As for journals, I would expect that they would be excited to become a repository of experiental results precisely because that is a function that clearly has value, that is hard for others to duplicate freely, and that scientists ought to be very willing to pay for. Having instant access to raw data would be a boon to other labs, making it easier for them to build on interesting results. It would guard against the accidental (or intentional) loss of important data due to hardware failures on the original scientist's machine. It would help to guard against the obsolescence of electronic data storage (i.e. all the NASA data on reel-to-reel). It would also make it much more likely that falsified data would be identified much more quickly.

I suspect most fakery is the result of scientists believing that they are seeing results but not having enough data (or enough good data) to conclude that the results they're seeing are real. If they believe that the experiment will be refined in the next year or two to prove them out, and they know that it is terribly unlikely that anyone else would be in a position to replicate their results for 5 or 6 years, they may well be tempted to "pretty up" the results now, get the awards/ acclaim/ grants/ prestige/ tenure that the results provide, and expect to "make everything right" by refining the experiment before anyone discovers the deception.

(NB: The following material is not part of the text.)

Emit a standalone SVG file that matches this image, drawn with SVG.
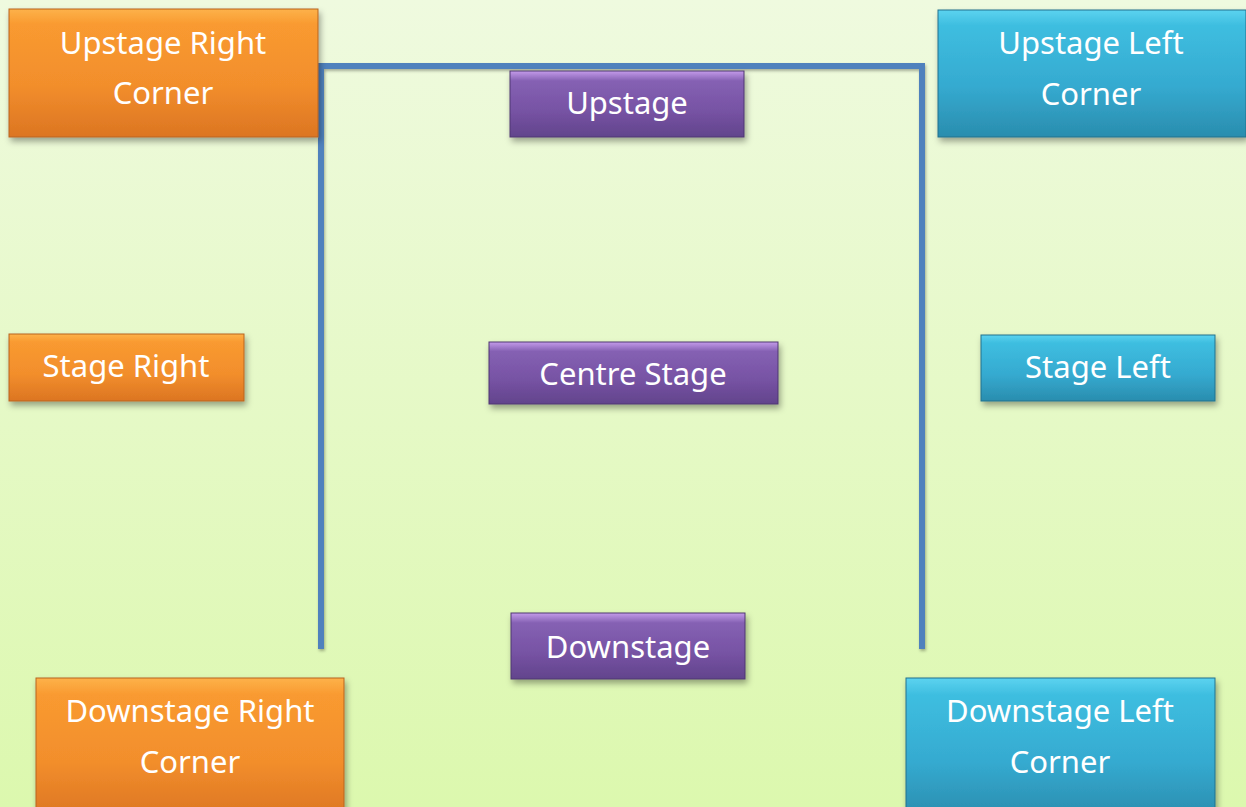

The proliferation of very specialized knowledge, hardware, and software along with very loose rules on collaboration has made it very likely that "interesting" results won't be verified for many years simply because it would take that long to assemble another team to do so, to get the appropriate resources scheduled, etc., which, I believe, has made it more likely that researchers would be tempted into misconduct.

12/20/2005 01:11:00 PM  
Blogger Justin said...

FYI, there is another New York Times article on the subject, Global Trend: More Science, More Fraud.